Problem
Extract exactly the run of lines starting at the line that holds "Write a Python" and ending at the line that holds "import numpy as np", both included.

____ Working data

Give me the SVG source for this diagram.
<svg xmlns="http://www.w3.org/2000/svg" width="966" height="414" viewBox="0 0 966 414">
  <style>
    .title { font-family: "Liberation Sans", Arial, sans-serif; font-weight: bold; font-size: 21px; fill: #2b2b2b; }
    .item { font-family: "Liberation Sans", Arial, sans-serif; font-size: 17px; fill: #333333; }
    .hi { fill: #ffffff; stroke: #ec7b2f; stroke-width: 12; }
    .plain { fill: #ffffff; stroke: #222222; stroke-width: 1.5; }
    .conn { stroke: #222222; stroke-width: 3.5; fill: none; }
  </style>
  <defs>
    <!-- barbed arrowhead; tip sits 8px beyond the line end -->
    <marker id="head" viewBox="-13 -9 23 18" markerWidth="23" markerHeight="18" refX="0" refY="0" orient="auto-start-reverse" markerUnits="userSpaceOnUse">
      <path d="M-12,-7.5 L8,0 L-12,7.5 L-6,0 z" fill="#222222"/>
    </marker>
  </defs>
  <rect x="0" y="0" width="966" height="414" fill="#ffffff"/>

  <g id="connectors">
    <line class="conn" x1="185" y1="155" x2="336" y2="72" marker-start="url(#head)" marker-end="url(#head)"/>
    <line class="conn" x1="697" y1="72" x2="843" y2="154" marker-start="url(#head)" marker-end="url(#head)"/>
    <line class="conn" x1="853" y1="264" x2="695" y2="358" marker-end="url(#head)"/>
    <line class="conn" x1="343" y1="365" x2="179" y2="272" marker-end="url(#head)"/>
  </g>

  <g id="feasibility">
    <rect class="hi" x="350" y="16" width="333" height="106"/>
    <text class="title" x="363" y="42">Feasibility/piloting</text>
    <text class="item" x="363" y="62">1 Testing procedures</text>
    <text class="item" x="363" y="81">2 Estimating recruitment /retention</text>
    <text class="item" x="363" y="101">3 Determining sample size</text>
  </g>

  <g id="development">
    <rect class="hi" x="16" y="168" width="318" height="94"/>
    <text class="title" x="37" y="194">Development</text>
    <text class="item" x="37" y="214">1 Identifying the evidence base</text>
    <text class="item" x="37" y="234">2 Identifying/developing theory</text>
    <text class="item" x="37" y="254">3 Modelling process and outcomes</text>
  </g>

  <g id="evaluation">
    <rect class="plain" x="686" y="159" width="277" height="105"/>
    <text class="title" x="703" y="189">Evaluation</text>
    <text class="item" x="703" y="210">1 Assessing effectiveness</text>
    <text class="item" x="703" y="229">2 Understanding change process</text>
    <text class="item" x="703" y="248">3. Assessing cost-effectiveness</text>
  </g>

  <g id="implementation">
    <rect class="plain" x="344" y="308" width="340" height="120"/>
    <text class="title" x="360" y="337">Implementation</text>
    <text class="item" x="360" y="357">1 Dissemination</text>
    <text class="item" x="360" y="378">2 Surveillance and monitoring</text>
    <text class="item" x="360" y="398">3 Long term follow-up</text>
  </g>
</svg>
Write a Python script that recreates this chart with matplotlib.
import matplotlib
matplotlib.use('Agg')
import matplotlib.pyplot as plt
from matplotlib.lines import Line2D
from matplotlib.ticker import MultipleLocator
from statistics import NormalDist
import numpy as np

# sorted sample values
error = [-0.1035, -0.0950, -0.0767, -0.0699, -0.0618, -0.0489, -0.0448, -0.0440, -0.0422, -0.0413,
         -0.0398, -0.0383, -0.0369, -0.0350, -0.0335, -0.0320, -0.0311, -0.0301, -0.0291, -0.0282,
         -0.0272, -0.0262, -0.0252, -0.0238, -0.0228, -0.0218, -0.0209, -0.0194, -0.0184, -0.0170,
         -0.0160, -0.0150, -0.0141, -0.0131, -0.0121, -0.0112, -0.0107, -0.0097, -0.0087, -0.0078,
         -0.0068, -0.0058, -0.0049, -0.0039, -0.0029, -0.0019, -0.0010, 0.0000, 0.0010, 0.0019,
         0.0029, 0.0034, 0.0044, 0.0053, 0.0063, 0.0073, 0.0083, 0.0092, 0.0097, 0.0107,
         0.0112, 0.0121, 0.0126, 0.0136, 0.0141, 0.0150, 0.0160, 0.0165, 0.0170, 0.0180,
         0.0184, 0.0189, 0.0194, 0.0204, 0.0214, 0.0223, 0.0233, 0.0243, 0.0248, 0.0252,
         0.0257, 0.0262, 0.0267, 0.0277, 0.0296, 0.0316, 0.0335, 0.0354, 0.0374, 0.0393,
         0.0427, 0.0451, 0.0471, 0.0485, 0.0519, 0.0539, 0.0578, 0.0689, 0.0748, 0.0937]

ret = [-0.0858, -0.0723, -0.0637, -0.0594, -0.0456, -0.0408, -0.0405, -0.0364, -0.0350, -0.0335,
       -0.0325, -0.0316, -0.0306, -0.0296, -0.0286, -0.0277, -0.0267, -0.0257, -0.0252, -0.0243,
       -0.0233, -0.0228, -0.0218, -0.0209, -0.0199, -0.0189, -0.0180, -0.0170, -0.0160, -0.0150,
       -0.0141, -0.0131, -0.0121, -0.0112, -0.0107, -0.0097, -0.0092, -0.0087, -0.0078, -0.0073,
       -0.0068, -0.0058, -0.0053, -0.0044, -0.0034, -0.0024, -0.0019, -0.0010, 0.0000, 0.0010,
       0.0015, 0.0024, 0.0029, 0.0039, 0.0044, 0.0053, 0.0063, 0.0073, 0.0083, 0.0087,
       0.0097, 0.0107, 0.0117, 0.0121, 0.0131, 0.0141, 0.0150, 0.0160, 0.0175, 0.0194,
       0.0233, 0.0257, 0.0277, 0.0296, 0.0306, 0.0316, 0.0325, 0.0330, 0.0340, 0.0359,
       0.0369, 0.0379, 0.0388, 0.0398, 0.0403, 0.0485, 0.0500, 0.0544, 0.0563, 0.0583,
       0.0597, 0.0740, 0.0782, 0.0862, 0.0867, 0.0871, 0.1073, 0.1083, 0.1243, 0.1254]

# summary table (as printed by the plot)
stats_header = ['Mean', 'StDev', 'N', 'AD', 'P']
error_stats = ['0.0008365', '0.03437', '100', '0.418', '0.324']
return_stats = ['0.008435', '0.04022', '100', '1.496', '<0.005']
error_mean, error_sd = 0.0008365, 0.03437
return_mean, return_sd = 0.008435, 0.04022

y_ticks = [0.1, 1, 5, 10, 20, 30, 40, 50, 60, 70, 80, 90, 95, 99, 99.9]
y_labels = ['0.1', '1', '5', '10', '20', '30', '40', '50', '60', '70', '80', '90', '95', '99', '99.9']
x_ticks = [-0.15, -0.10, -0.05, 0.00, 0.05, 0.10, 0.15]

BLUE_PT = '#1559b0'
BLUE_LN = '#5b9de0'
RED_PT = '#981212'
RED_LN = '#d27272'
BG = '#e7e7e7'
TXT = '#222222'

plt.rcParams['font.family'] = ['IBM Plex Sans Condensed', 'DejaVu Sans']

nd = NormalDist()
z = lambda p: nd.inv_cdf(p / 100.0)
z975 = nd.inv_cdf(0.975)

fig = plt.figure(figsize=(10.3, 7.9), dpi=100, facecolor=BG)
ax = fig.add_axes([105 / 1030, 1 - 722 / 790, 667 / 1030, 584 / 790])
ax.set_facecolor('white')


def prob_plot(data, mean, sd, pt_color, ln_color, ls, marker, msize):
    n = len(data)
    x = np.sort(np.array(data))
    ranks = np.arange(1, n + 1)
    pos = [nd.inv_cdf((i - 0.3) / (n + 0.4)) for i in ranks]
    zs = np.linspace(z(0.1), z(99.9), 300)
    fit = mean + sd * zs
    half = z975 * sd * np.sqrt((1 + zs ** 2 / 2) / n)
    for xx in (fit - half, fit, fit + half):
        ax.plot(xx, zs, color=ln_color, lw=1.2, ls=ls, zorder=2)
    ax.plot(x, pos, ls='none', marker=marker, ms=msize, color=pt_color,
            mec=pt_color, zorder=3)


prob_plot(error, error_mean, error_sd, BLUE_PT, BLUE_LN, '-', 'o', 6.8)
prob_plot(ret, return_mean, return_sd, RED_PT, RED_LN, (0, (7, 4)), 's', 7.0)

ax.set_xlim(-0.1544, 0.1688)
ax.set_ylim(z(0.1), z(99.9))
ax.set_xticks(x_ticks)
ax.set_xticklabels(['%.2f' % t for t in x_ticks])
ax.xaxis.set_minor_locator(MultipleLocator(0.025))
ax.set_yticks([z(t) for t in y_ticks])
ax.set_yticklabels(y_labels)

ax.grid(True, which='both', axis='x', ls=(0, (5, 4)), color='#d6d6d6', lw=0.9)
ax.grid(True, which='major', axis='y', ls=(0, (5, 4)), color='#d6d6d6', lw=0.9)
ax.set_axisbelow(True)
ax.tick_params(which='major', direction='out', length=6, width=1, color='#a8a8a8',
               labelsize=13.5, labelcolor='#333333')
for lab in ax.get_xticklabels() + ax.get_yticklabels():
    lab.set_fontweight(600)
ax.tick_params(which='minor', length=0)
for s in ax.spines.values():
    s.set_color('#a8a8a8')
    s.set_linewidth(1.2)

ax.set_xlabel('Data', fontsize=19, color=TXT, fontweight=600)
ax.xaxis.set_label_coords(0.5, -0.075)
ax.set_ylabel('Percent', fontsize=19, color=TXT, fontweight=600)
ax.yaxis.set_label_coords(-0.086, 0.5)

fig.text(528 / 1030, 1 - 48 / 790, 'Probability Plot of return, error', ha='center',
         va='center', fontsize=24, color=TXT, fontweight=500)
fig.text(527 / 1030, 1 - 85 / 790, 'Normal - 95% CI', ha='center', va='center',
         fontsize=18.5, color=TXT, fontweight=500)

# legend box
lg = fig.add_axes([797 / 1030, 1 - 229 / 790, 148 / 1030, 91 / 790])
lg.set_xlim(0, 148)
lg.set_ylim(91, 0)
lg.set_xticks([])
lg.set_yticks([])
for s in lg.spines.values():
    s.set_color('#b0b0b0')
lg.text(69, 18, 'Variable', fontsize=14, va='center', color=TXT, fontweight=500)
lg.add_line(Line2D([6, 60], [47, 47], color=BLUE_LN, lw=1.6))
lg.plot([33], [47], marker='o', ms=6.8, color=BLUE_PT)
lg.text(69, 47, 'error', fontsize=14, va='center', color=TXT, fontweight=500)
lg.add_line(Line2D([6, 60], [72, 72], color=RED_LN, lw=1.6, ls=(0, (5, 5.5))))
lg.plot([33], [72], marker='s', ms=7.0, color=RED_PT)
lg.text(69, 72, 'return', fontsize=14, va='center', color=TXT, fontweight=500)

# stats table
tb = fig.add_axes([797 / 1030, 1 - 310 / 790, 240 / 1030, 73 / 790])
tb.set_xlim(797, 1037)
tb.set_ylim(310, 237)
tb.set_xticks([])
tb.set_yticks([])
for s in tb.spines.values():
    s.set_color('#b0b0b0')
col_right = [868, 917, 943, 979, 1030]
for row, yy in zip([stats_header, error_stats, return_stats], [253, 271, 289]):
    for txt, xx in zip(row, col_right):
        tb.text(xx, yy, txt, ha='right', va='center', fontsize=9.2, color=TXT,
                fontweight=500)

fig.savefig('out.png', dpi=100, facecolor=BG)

________

Solution to this exercise
Write a Python script that recreates this chart with matplotlib.
import matplotlib
matplotlib.use('Agg')
import matplotlib.pyplot as plt
from matplotlib.lines import Line2D
from matplotlib.ticker import MultipleLocator
from statistics import NormalDist
import numpy as np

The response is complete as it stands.